When an insolvency occurs, the business involved normally ends up insolvent, although sometimes it will end up solvent. Not all creditors are the same: there are priority creditors, such as Her Majesty's Revenue and Customs; there are secured creditors, which generally are the banks or the Government, and finally there are the unsecured, smaller creditors. As it is found out what the assets are—perhaps someone will have managed to sell off a going concern—people will go through all those creditors, ending up with a sum of money at the end of the process.

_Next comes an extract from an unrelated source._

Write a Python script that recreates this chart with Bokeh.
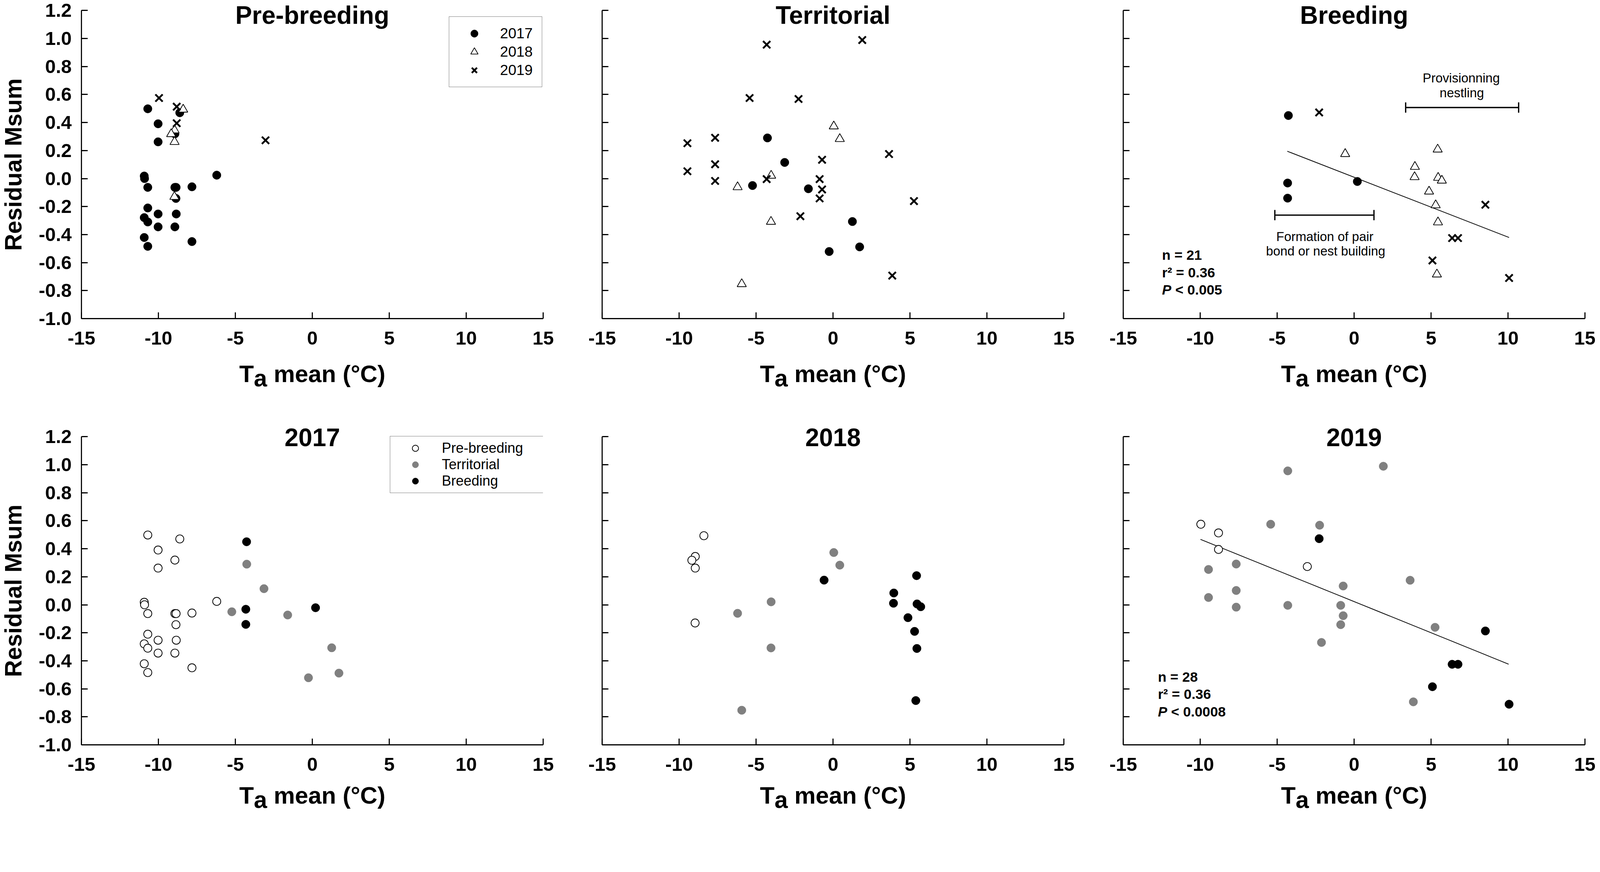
import numpy as np
from bokeh.plotting import figure
from bokeh.models import (Range1d, FixedTicker, PrintfTickFormatter, CustomJSTickFormatter,
                          Label, Legend, LegendItem, Whisker, TeeHead, ColumnDataSource)
from bokeh.layouts import gridplot
from bokeh.core.properties import value
from bokeh.embed import file_html
from bokeh.resources import INLINE

FONT = "Liberation Sans"

# ---------------- data ----------------
years = ["2017", "2018", "2019"]
seasons = ["Pre-breeding", "Territorial", "Breeding"]

x_ticks = [-15, -10, -5, 0, 5, 10, 15]
y_ticks = [-1.0, -0.8, -0.6, -0.4, -0.2, 0.0, 0.2, 0.4, 0.6, 0.8, 1.0, 1.2]

# Pre-breeding
pre_2017_x = [-10.69, -10.02, -10.02, -8.61, -8.93, -10.92, -10.90, -10.69, -8.93, -8.85, -7.82, -6.21,
              -8.86, -10.69, -10.02, -8.84, -10.92, -10.69, -10.02, -8.93, -10.92, -7.82, -10.69]
pre_2017_y = [0.498, 0.391, 0.262, 0.470, 0.319, 0.018, 0.000, -0.063, -0.063, -0.063, -0.059, 0.024,
              -0.142, -0.210, -0.253, -0.253, -0.279, -0.310, -0.345, -0.345, -0.421, -0.450, -0.484]
pre_2018_x = [-8.39, -8.95, -9.17, -8.95, -8.96]
pre_2018_y = [0.493, 0.345, 0.318, 0.262, -0.130]
pre_2019_x = [-9.96, -8.81, -8.81, -3.04]
pre_2019_y = [0.575, 0.513, 0.395, 0.273]

# Territorial
terr_2017_x = [-4.26, -3.14, -5.23, -1.60, 1.26, 1.73, -0.25]
terr_2017_y = [0.290, 0.115, -0.050, -0.073, -0.307, -0.488, -0.521]
terr_2018_x = [0.05, 0.44, -4.02, -6.20, -4.03, -5.93]
terr_2018_y = [0.373, 0.283, 0.021, -0.061, -0.308, -0.753]
terr_2019_x = [-4.31, 1.90, -5.42, -2.24, -9.46, -7.66, 3.64, -0.71, -9.46, -7.66, -7.66, -4.31,
               -0.87, -0.71, -0.87, 5.26, -2.12, 3.85]
terr_2019_y = [0.956, 0.989, 0.575, 0.568, 0.252, 0.291, 0.175, 0.134, 0.052, 0.102, -0.017, -0.004,
               -0.004, -0.078, -0.142, -0.161, -0.269, -0.693]

# Breeding
breed_2017_x = [-4.27, -4.32, -4.32, 0.21]
breed_2017_y = [0.450, -0.032, -0.140, -0.021]
breed_2018_x = [-0.58, 5.43, 3.95, 3.93, 5.46, 5.70, 4.87, 5.30, 5.45, 5.38]
breed_2018_y = [0.176, 0.208, 0.084, 0.011, 0.006, -0.014, -0.092, -0.190, -0.312, -0.684]
breed_2019_x = [-2.27, 8.53, 6.37, 6.75, 5.09, 10.07]
breed_2019_y = [0.472, -0.187, -0.425, -0.425, -0.585, -0.710]

# regression lines (end points)
fit_breeding_x = [-4.34, 10.07]
fit_breeding_y = [0.195, -0.421]
fit_2019_x = [-9.98, 10.04]
fit_2019_y = [0.467, -0.424]

# breeding phases (temperature ranges) and their captions
phase_start = [-5.15, 3.35]
phase_end = [1.29, 10.69]
phase_level = [-0.261, 0.507]
phase_text = ["Formation of pair", "bond or nest building", "Provisionning", "nestling"]
phase_text_x = [-1.90, -1.85, 6.96, 7.00]
phase_text_y = [-0.413, -0.518, 0.718, 0.613]

stats_breeding = ["n = 21", "r\u00b2 = 0.36", "< 0.005"]
stats_2019 = ["n = 28", "r\u00b2 = 0.36", "< 0.0008"]

data = {
    "Pre-breeding": {"2017": (pre_2017_x, pre_2017_y), "2018": (pre_2018_x, pre_2018_y),
                     "2019": (pre_2019_x, pre_2019_y)},
    "Territorial": {"2017": (terr_2017_x, terr_2017_y), "2018": (terr_2018_x, terr_2018_y),
                    "2019": (terr_2019_x, terr_2019_y)},
    "Breeding": {"2017": (breed_2017_x, breed_2017_y), "2018": (breed_2018_x, breed_2018_y),
                 "2019": (breed_2019_x, breed_2019_y)},
}

# ---------------- geometry (css px) ----------------
K = 1 / 1.0639          # page is photographed slightly enlarged


def px(v):
    return v * K


def fs(v):
    return f"{v * K:.1f}px"


FRAME_W = 1182
PX_PER_UNIT = 358.5
FRAME_HS = [812, 832]                      # frame heights per row (extend above 1.2)
Y_ENDS = [-1.0 + h / PX_PER_UNIT for h in FRAME_HS]
TITLE_Y = [1.165, 1.194]
STRIP_W = 94
LEFTS = [114, 113, 113]
RIGHTS = [38, 39, 27]
TOPS = [3, 70]
BOTTOM = 82
XSTRIP_H = [107, 93]
XLAB_MID = [59.2, 47.0]       # text centre from strip top

year_style = {
    "2017": dict(marker="circle", size=px(23), fill_color="black", line_color="black", line_width=px(1)),
    "2018": dict(marker="triangle", size=px(25), fill_color="white", line_color="black", line_width=px(2)),
    "2019": dict(marker="x", size=px(28), line_color="black", line_width=px(5)),
}
season_style = {
    "Pre-breeding": dict(marker="circle", size=px(22), fill_color="white", line_color="black",
                         line_width=px(2)),
    "Territorial": dict(marker="circle", size=px(23), fill_color="#808080", line_color="#808080",
                        line_width=px(1)),
    "Breeding": dict(marker="circle", size=px(23), fill_color="black", line_color="black",
                     line_width=px(1)),
}


def base_fig(width, height, left, right, top, bottom, x_range, y_range, axes=True):
    kw = {} if axes else dict(x_axis_type=None, y_axis_type=None)
    p = figure(width=width, height=height, x_range=x_range, y_range=y_range,
               output_backend="svg", toolbar_location=None,
               min_border_left=left, min_border_right=right,
               min_border_top=top, min_border_bottom=bottom, **kw)
    p.outline_line_color = None
    p.grid.visible = False
    p.background_fill_color = "white"
    p.border_fill_color = "white"
    return p


def make_panel(col, row, title):
    left, right, top = LEFTS[col], RIGHTS[col], TOPS[row]
    p = base_fig(left + FRAME_W + right, top + FRAME_HS[row] + BOTTOM, left, right, top, BOTTOM,
                 Range1d(-15, 15), Range1d(-1.0, Y_ENDS[row]))
    for ax in (p.xaxis[0], p.yaxis[0]):
        ax.axis_line_width = px(3)
        ax.axis_line_color = "black"
        ax.major_tick_line_width = px(3)
        ax.major_tick_line_color = "black"
        ax.major_tick_in = round(px(17))
        ax.major_tick_out = 0
        ax.minor_tick_line_color = None
        ax.major_label_text_font = FONT
        ax.major_label_text_font_size = fs(52)
        ax.major_label_text_font_style = "bold"
        ax.major_label_text_color = "black"
    p.xaxis.ticker = FixedTicker(ticks=x_ticks)
    p.yaxis.ticker = FixedTicker(ticks=y_ticks)
    p.yaxis.bounds = (-1.0, 1.2)
    p.xaxis.formatter = PrintfTickFormatter(format="%d")
    p.xaxis.major_label_standoff = 33
    p.yaxis.major_label_standoff = 25
    if col == 0:
        p.yaxis.formatter = PrintfTickFormatter(format="%.1f")
    else:
        p.yaxis.formatter = CustomJSTickFormatter(code="return ''")
    p.add_layout(Label(x=0, y=TITLE_Y[row], text=title, text_align="center", text_baseline="middle",
                       text_font=FONT, text_font_size=fs(68), text_font_style="bold",
                       text_color="black"))
    return p


def make_ylabel_strip(row):
    top = TOPS[row]
    p = base_fig(STRIP_W, top + FRAME_HS[row] + BOTTOM, 0, 0, top, BOTTOM,
                 Range1d(0, STRIP_W), Range1d(-1.0, Y_ENDS[row]), axes=False)
    f = 64 * K
    xc = max(px(60) - 8 - 0.35 * f, 0.56 * f)
    p.text(x=[xc], y=[0.1], text=["Residual Msum"], angle=np.pi / 2,
           text_align="center", text_baseline="middle", text_font=value(FONT),
           text_font_size=value(f"{f:.1f}px"), text_font_style="bold", text_color="black")
    return p


def make_xlabel_strip(col, row):
    left, right, h = LEFTS[col], RIGHTS[col], XSTRIP_H[row]
    p = base_fig(left + FRAME_W + right, h, left, right, 0, 0,
                 Range1d(-15, 15), Range1d(0, h), axes=False)
    f = 65 * K
    x0 = -(0.611 + 0.556 + 0.278 + 4.678) * f / 2
    yc = h - XLAB_MID[row]
    p.text(x=[0, 0, 0], y=[yc, yc - px(12), yc], text=["T", "a", "mean (\u00b0C)"],
           x_offset=[x0, x0 + 0.611 * f, x0 + (0.611 + 0.556 + 0.278) * f],
           text_align="left", text_baseline="middle", text_font=value(FONT),
           text_font_size=value(f"{f:.1f}px"), text_font_style="bold", text_color="black")
    return p


def add_stats(p, x, ys, lines):
    common = dict(x=x, text_align="left", text_baseline="middle", text_font=FONT,
                  text_font_size=fs(38), text_color="black")
    p.add_layout(Label(y=ys[0], text=lines[0], text_font_style="bold", **common))
    p.add_layout(Label(y=ys[1], text=lines[1], text_font_style="bold", **common))
    p.add_layout(Label(y=ys[2], text="P", text_font_style="bold italic", **common))
    p.add_layout(Label(y=ys[2], text=lines[2], x_offset=px(36), text_font_style="bold", **common))


# ---------------- top row: by season ----------------
top_panels = []
for c, season in enumerate(seasons):
    p = make_panel(c, 0, season)
    if season == "Breeding":
        p.line(fit_breeding_x, fit_breeding_y, line_width=px(2), line_color="black")
    rends = {}
    for yr in years:
        xs, ys = data[season][yr]
        rends[yr] = p.scatter(xs, ys, **year_style[yr])
    if season == "Pre-breeding":
        leg = Legend(items=[LegendItem(label=value(yr), renderers=[rends[yr]]) for yr in years],
                     location=(941, 592), orientation="vertical", padding=19, spacing=0, margin=0,
                     glyph_width=90, glyph_height=47, label_height=47, label_width=88,
                     label_standoff=21, label_text_font=FONT, label_text_font_size=fs(40),
                     label_text_color="black", border_line_color="black", border_line_width=px(2),
                     background_fill_color="white", background_fill_alpha=1.0)
        p.add_layout(leg)
    if season == "Breeding":
        src = ColumnDataSource(dict(base=phase_level, lower=phase_start, upper=phase_end))
        p.add_layout(Whisker(base="base", lower="lower", upper="upper", dimension="width", source=src,
                             line_width=px(3.5), line_color="black",
                             lower_head=TeeHead(size=px(28), line_width=px(3.5), line_color="black"),
                             upper_head=TeeHead(size=px(28), line_width=px(3.5), line_color="black")))
        p.text(x=phase_text_x, y=phase_text_y, text=phase_text, text_font=value(FONT),
               text_font_size=value(fs(35)), text_align="center", text_baseline="middle",
               text_color="black")
        add_stats(p, -12.48, [-0.548, -0.671, -0.794], stats_breeding)
    top_panels.append(p)

# ---------------- bottom row: by year ----------------
bottom_panels = []
for c, yr in enumerate(years):
    p = make_panel(c, 1, yr)
    if yr == "2019":
        p.line(fit_2019_x, fit_2019_y, line_width=px(2), line_color="black")
    rends = {}
    for season in seasons:
        xs, ys = data[season][yr]
        rends[season] = p.scatter(xs, ys, **season_style[season])
    if yr == "2017":
        leg = Legend(items=[LegendItem(label=value(s), renderers=[rends[s]]) for s in seasons],
                     location=(790, 644), orientation="vertical", padding=9, spacing=0, margin=0,
                     glyph_width=110, glyph_height=40, label_height=40, label_width=251,
                     label_standoff=13, label_text_font=FONT, label_text_font_size="36px",
                     label_text_color="black", border_line_color="black", border_line_width=px(2),
                     background_fill_color="white", background_fill_alpha=1.0)
        p.add_layout(leg)
    if yr == "2019":
        add_stats(p, -12.75, [-0.515, -0.640, -0.765], stats_2019)
    bottom_panels.append(p)

rows = [
    [make_ylabel_strip(0)] + top_panels,
    [None] + [make_xlabel_strip(c, 0) for c in range(3)],
    [make_ylabel_strip(1)] + bottom_panels,
    [None] + [make_xlabel_strip(c, 1) for c in range(3)],
]
grid = gridplot(rows, toolbar_location=None)

with open("out.html", "w") as f:
    f.write(file_html(grid, INLINE))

If we reduce the costs of the process by saying that the newspapers will not be paid £3.6 million a year, the result will be that, in different insolvencies, that money will go to different people. The likelihood is that it will go to HMRC—the Government—or to the banks. Mainly it will go to the Government, so the effect of the cost of insolvency going down by about £600 will be that the smaller creditors about whom we are all concerned are unlikely to receive much in the way of additional funds from most insolvencies, although they will get some.
That is not necessarily the big issue, but we do not know for sure, because we have not been given the evidence that we need to make this decision. Instead, the Government have decided to use their power, as the Executive controlling the legislature, to force the change through.
What effect does advertising in local newspapers have? That is an important question. We know that there is an effect, and that one person in 50 who finds out that he or she is a creditor of a firm involved in insolvency does so by that means. Such people may or may not get some money out of the process, but it can be argued that the information could be better communicated by the use of alternative advertising techniques, such as notices placed on the internet or in the London Gazette.
The Government's case is that, if people in business know that there is a place online to which they can go to find out where there are insolvencies, it is likely that they will not get caught out by an insolvency that they do not know about. On the Committee, I was relatively sympathetic to that approach, but we have not been given the evidence on which to make the decision. That is why I believe that the Government are going about the matter in the wrong way, from a procedural point of view.
This may be connected to the targets for removing administrative burdens from the civil service. It is a good idea to do that, and there is no question but that this order ticks that box, but to make the decision, we do not have the key information that we need. People are to be told that the only place where they can find out about administrations and insolvencies is the London Gazette website, but it is hard to predict what proportion of the 2 per cent. of unsecured creditors who find out about an insolvency that affects them because it has been advertised in the newspaper would fail to find out about it if the information were no longer available from that source.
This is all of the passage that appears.